My dad was a little different with the dog. He would often stick out his leg and make her jump over it, a little trick he had taught her and one he was very proud to show off.
Winnie eventually got cancer. It was obvious to me when I’d go home. There was something just not right with her jaw. My mom would call the dog over and right her jaw with both her hands. She’d put it back the way it should be. I don’t know why she did this. The dog never winced or whimpered when she did it, but I always asked her to stop. There was something about it that never seemed right to me like trying to put a broken arm back together with saran wrap. Finally, after way too long, my mother took Winnie to the vet. She came back without her, which no one expected, even though her jaw hadn’t looked right for so long.
My dad choked back tears. It’s the one of the very few times I’ve seen him do so. In fact, I can only remember two times – when Winnie died and when his mom died and that is all.
You have to understand – my father is really difficult. Hard to talk to. While my mom is great, emotionally available, and the life of the party. But, the way they dealt with Winnie felt like they had switched bodies for a while…or maybe it’s just easier to see the obvious in people and not the pinned down, layered-underneath types of things.
My current, brachycephalic frenchie is an overly-loved, little ham. I’d say she’s my first, real, dog. She will jump up on the couch – something Winnie was never allowed to do – and nudge at my arm. She does this over and over again until she gets as much petting as she wants. When she hasn’t seen my wifesy or me for a while, she’ll get so excited that she that she splays all four of her limbs out and presses her entire body into the floor. She ends up looking like a doggie-manta-ray-fish, as if the idea of love is just too much to bear. And I suppose it is sometimes, now, isn’t it?
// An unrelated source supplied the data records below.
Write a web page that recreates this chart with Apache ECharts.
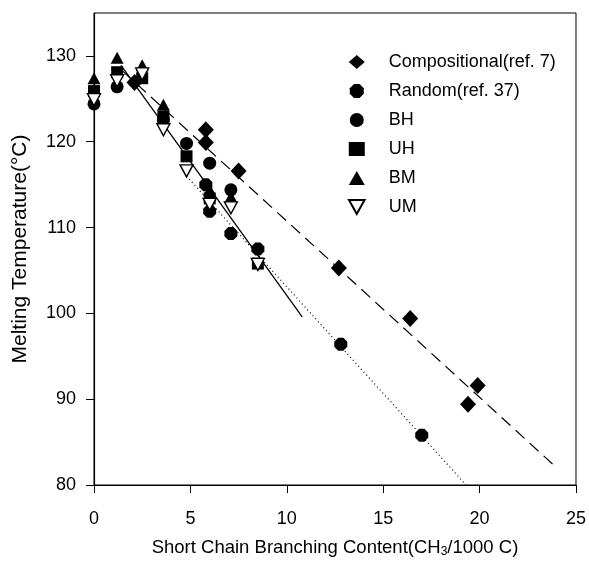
<!DOCTYPE html>
<html>
<head>
<meta charset="utf-8">
<script src="https://cdn.jsdelivr.net/npm/echarts@6/dist/echarts.min.js"></script>
<style>html,body{margin:0;padding:0;background:#fff;}#c{width:589px;height:563px;}</style>
</head>
<body>
<div id="c"></div>
<script>
// ---- data ----
var seriesNames = ['Compositional(ref. 7)', 'Random(ref. 37)', 'BH', 'UH', 'BM', 'UM'];
var compositional = [[2.1,126.9],[5.8,121.4],[5.8,119.9],[7.5,116.6],[12.7,105.3],[16.4,99.4],[19.9,91.6],[19.4,89.4]];
var random37 = [[5.8,115.0],[6.0,111.9],[7.1,109.3],[8.5,107.5],[12.8,96.4],[17.0,85.8]];
var bh = [[0,124.4],[1.2,126.4],[3.6,122.6],[4.8,119.8],[6.0,117.5],[7.1,114.4]];
var uh = [[0,125.9],[1.2,128.1],[2.5,127.4],[3.6,122.9],[4.8,118.3],[6.0,113.4],[8.5,105.8]];
var bm = [[0,127.4],[1.2,129.8],[2.5,128.9],[3.6,124.3],[6.0,114.4],[7.1,113.6]];
var um = [[0,124.9],[1.2,127.1],[2.5,127.9],[3.6,121.4],[4.8,116.6],[6.0,112.7],[7.1,112.3],[8.5,105.7]];
var compFit = [[1.5,128.2],[24,82.0]];
var solidFit = [[1.4,128.9],[10.8,99.6]];
var dottedFit = [[4.8,116.0],[19.3,80.0]];
var xTicks = [0,5,10,15,20,25];
var yTicks = [80,90,100,110,120,130];

var FONT = 'Liberation Sans, Arial, sans-serif';
var hexPath = 'path://M3,0 L7,0 L10,3 L10,7 L7,10 L3,10 L0,7 L0,3 Z';

var chart = echarts.init(document.getElementById('c'));
function sc(name, data, symbol, size, fill, border) {
  return {
    name: name, type: 'scatter', data: data, symbol: symbol, symbolSize: size,
    itemStyle: { color: fill, borderColor: border || fill, borderWidth: border ? 1.4 : 0, opacity: 1 },
    z: 5
  };
}
function ln(data, type) {
  return {
    type: 'line', data: data, symbol: 'none', silent: true,
    lineStyle: { color: '#000', width: type === 'solid' ? 1.3 : 1.2, type: type },
    z: 3
  };
}
chart.setOption({
  animation: false,
  backgroundColor: '#fff',
  textStyle: { fontFamily: FONT },
  grid: { left: 94, right: 12, top: 13, bottom: 72, show: true, borderColor: '#000', borderWidth: 1 },
  legend: {
    orient: 'vertical', left: 343, top: 48, itemWidth: 16, itemHeight: 14, itemGap: 11,
    data: seriesNames,
    textStyle: { fontSize: 18, lineHeight: 18, color: '#000', fontFamily: FONT, padding: [0, 0, 0, 19] }
  },
  xAxis: {
    type: 'value', min: 0, max: 25, interval: 5,
    name: '{a|Short Chain Branching Content(CH}{s|3}{a|/1000 C)}',
    nameLocation: 'middle', nameGap: 52,
    nameTextStyle: { rich: {
      a: { fontSize: 18.5, color: '#000', fontFamily: FONT },
      s: { fontSize: 12, color: '#000', fontFamily: FONT, verticalAlign: 'bottom', padding: [9, 0, 0, 0] }
    } },
    axisLine: { lineStyle: { color: '#000', width: 1.2 } },
    axisTick: { show: true, inside: false, length: 8, lineStyle: { color: '#000' }, customValues: xTicks },
    axisLabel: { fontSize: 18, color: '#000', margin: 25, customValues: xTicks },
    splitLine: { show: false }
  },
  yAxis: {
    type: 'value', min: 80, max: 135, interval: 10,
    name: 'Melting Temperature(\u00B0C)', nameLocation: 'middle', nameGap: 63,
    nameTextStyle: { fontSize: 21, color: '#000', fontFamily: FONT },
    axisLine: { lineStyle: { color: '#000', width: 1.2 } },
    axisTick: { show: true, inside: false, length: 8, lineStyle: { color: '#000' }, customValues: yTicks },
    axisLabel: { fontSize: 18, color: '#000', margin: 18, customValues: yTicks },
    splitLine: { show: false }
  },
  series: [
    ln(compFit, [12, 7]),
    ln(solidFit, 'solid'),
    ln(dottedFit, [1, 3]),
    sc(seriesNames[0], compositional, 'diamond', [16, 17], '#000'),
    sc(seriesNames[1], random37, hexPath, 13, '#000'),
    sc(seriesNames[2], bh, 'circle', 13, '#000'),
    sc(seriesNames[3], uh, 'rect', 12, '#000'),
    sc(seriesNames[4], bm, 'triangle', [13, 12], '#000'),
    sc(seriesNames[5], um, 'path://M0,0 L10,0 L5,9 Z', [13, 12], '#fff', '#000')
  ]
});
</script>
</body>
</html>
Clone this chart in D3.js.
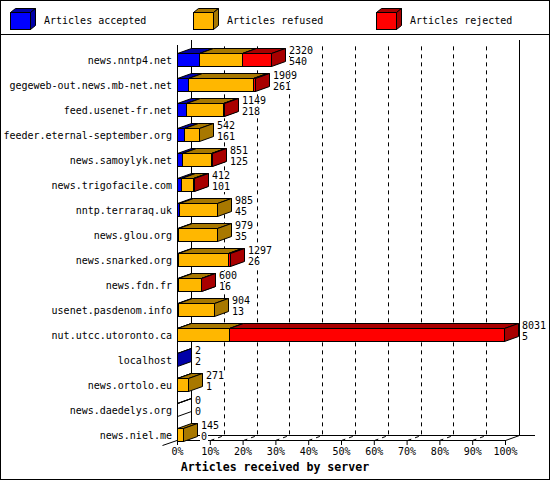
<!DOCTYPE html>
<html>
<head>
<meta charset="utf-8">
<script src="https://cdn.jsdelivr.net/npm/d3@7"></script>
<style>
  body { margin: 0; background: #fff; }
  svg text { font-family: "DejaVu Sans Mono", monospace; fill: #000; }
</style>
</head>
<body>
<div id="chart"></div>
<script>
// ---- data ----
var hosts = ['news.nntp4.net', 'gegeweb-out.news.mb-net.net', 'feed.usenet-fr.net',
  'feeder.eternal-september.org', 'news.samoylyk.net', 'news.trigofacile.com',
  'nntp.terraraq.uk', 'news.glou.org', 'news.snarked.org', 'news.fdn.fr',
  'usenet.pasdenom.info', 'nut.utcc.utoronto.ca', 'localhost', 'news.ortolo.eu',
  'news.daedelys.org', 'news.niel.me'];
var totals   = [2320, 1909, 1149, 542, 851, 412, 985, 979, 1297, 600, 904, 8031, 2, 271, 0, 145];
var accepted = [540, 261, 218, 161, 125, 101, 45, 35, 26, 16, 13, 5, 2, 1, 0, 0];
var refused  = [1060, 1618, 916, 381, 706, 285, 940, 944, 1231, 572, 891, 1280, 0, 270, 0, 145];
var rejected = [720, 30, 15, 0, 20, 26, 0, 0, 40, 12, 0, 6746, 0, 0, 0, 0];
var seriesNames = ['Articles accepted', 'Articles refused', 'Articles rejected'];
var tickLabels = ['0%', '10%', '20%', '30%', '40%', '50%', '60%', '70%', '80%', '90%', '100%'];
var fullScale = 8060;   // articles at the 100% mark
var xTitle = 'Articles received by server';

var fronts = ['#0000ff', '#ffb700', '#ff0000'];
var shades = ['#0000a8', '#a87800', '#a80000'];

var W = 550, H = 480;
var DX = 14, DY = 5;          // 3d depth
var plotL = 177, plotR = 505, plotT = 45, plotB = 440;

var svg = d3.select('#chart').append('svg')
  .attr('width', W).attr('height', H);

svg.append('rect').attr('x', 0.5).attr('y', 0.5).attr('width', W - 1).attr('height', H - 1)
  .attr('fill', '#fff').attr('stroke', '#000');

// Legend
svg.append('line').attr('x1', 0).attr('x2', W).attr('y1', 34.5).attr('y2', 34.5)
  .attr('stroke', '#000');

function box(g, x0, x1, y0, y1, dx, dy, fill, shade) {
  var pts = function(a) { return a.map(function(p) { return p.join(','); }).join(' '); };
  g.append('rect').attr('x', x0 + 0.5).attr('y', y0 + 0.5)
    .attr('width', Math.max(0, x1 - x0)).attr('height', y1 - y0)
    .attr('fill', fill).attr('stroke', '#000');
  g.append('polygon')
    .attr('points', pts([[x0 + 0.5, y0 + 0.5], [x1 + 0.5, y0 + 0.5], [x1 + dx + 0.5, y0 - dy + 0.5], [x0 + dx + 0.5, y0 - dy + 0.5]]))
    .attr('fill', shade).attr('stroke', '#000').attr('stroke-linejoin', 'round');
  g.append('polygon')
    .attr('points', pts([[x1 + 0.5, y0 + 0.5], [x1 + dx + 0.5, y0 - dy + 0.5], [x1 + dx + 0.5, y1 - dy + 0.5], [x1 + 0.5, y1 + 0.5]]))
    .attr('fill', shade).attr('stroke', '#000').attr('stroke-linejoin', 'round');
}

var legend = svg.append('g');
seriesNames.forEach(function(name, i) {
  var lx = 10 + i * 183;
  box(legend, lx, lx + 20, 12, 29, 5, 4, fronts[i], shades[i]);
  legend.append('text').attr('x', lx + 34).attr('y', 24)
    .attr('font-size', 10).text(name);
});

// Scales
var x = d3.scaleLinear().domain([0, fullScale]).range([plotL, plotR]);
var y = d3.scalePoint().domain(hosts).range([59.5, 434.5]);
var tickVals = tickLabels.map(function(t, i) { return fullScale * i / 10; });

// Back wall and floor
var wall = svg.append('g').attr('stroke', '#000').attr('fill', 'none');
wall.append('line').attr('x1', plotL + DX + 0.5).attr('x2', plotL + DX + 0.5)
  .attr('y1', plotT - DY).attr('y2', plotB - DY);
wall.append('line').attr('x1', plotR + DX + 0.5).attr('x2', plotR + DX + 0.5)
  .attr('y1', plotT - DY).attr('y2', plotB - DY);
wall.append('line').attr('x1', plotL + DX).attr('x2', plotR + 2 * DX + 2)
  .attr('y1', plotB - DY + 0.5).attr('y2', plotB - DY + 0.5);

// Dashed grid: floor diagonal + back wall vertical
tickVals.slice(1, -1).forEach(function(v) {
  var xf = Math.round(x(v)) + 0.5;
  wall.append('path')
    .attr('d', 'M' + xf + ',' + (plotB + 0.5) + 'L' + (xf + DX) + ',' + (plotB - DY + 0.5) +
      'L' + (xf + DX) + ',' + (plotT - DY + 6))
    .attr('stroke-dasharray', '4,4');
});

// Solid floor edges
wall.append('line').attr('x1', plotL + DX + 0.5).attr('y1', plotB - DY + 0.5)
  .attr('x2', plotL - DX - 0.5).attr('y2', plotB + DY + 0.5);
wall.append('line').attr('x1', plotR + 0.5).attr('y1', plotB + 0.5)
  .attr('x2', plotR + DX + 0.5).attr('y2', plotB - DY + 0.5);

// Front value axis
var xAxis = svg.append('g')
  .attr('transform', 'translate(0,' + plotB + ')')
  .call(d3.axisBottom(x).tickValues(tickVals).tickSize(5).tickSizeOuter(0)
    .tickFormat(function(d, i) { return tickLabels[i]; }));
xAxis.attr('font-family', null).attr('font-size', null);
xAxis.select('.domain').attr('stroke', '#000');
xAxis.selectAll('line').attr('stroke', '#000');
xAxis.selectAll('text').attr('font-size', 10).attr('fill', '#000');

// Front category axis line
svg.append('line').attr('x1', plotL + 0.5).attr('x2', plotL + 0.5)
  .attr('y1', plotT).attr('y2', plotB + 0.5).attr('stroke', '#000');

// Bars (stacked, 3d boxes)
var bars = svg.append('g');
var labels = svg.append('g');
var halfBar = 6.5;

function valueLabel(px, py, str) {
  // each value sits on an opaque patch that hides the grid behind it
  var lg = labels.append('g');
  var bg = lg.append('rect').attr('fill', '#fff');
  lg.append('text').attr('x', px).attr('y', py).attr('font-size', 10).text(str);
  var bb = lg.node().getBBox();
  bg.attr('x', bb.x - 1).attr('y', py - 8).attr('width', bb.width + 2).attr('height', 10);
}

hosts.forEach(function(h, i) {
  var c = y(h);
  var y0 = Math.floor(c - halfBar), y1 = Math.floor(c + halfBar);
  var vals = [accepted[i], refused[i], rejected[i]];
  var cum = 0;
  if (totals[i] === 0) {
    box(bars, plotL, plotL, y0, y1, DX, DY, 'none', 'none');
  }
  vals.forEach(function(v, k) {
    if (v <= 0) return;
    var x0 = Math.round(x(cum));
    cum += v;
    var x1 = Math.round(x(cum));
    box(bars, x0, x1, y0, y1, DX, DY, fronts[k], shades[k]);
  });

  var lx = Math.round(x(totals[i])) + DX + 4;
  valueLabel(lx, c - 5.5, totals[i]);
  valueLabel(lx, c + 5.5, accepted[i]);
});

// Category labels
var yAxis = svg.append('g')
  .attr('transform', 'translate(' + plotL + ',0)')
  .call(d3.axisLeft(y).tickSize(0).tickPadding(5));
yAxis.attr('font-family', null).attr('font-size', null);
yAxis.select('.domain').remove();
yAxis.selectAll('text').attr('font-size', 10).attr('fill', '#000').attr('dy', '0.42em');

// Axis title
svg.append('text').attr('x', W / 2).attr('y', 470.5)
  .attr('text-anchor', 'middle').attr('font-size', 11.6).attr('font-weight', 'bold')
  .text(xTitle);
</script>
</body>
</html>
We had a singer-friend stay with us once. The singer-friend would do vocal warmup exercises in the morning before heading off. My little frenchie loved the sounds and started “singing” right along with her. Singer-friend showed us the trick and we nearly fell over laughing. Now, I make frenchie “howl” with me all the time. She works up to it, running around, then sticking her big head out, circling her lips, and howling away with me. It’s bizarre, hysterical, and awesome and it makes me puff my chest out just as my dad did when he would make Winnie jump.
I often don’t think I have much in common with my dad, but I know when my little frenchie goes, I’ll choke back the tears just like he did for Winnie. Also, if I see a cat, I look at it funny. I do it out of my own inclination, but there must be a little part of me that does it for him too.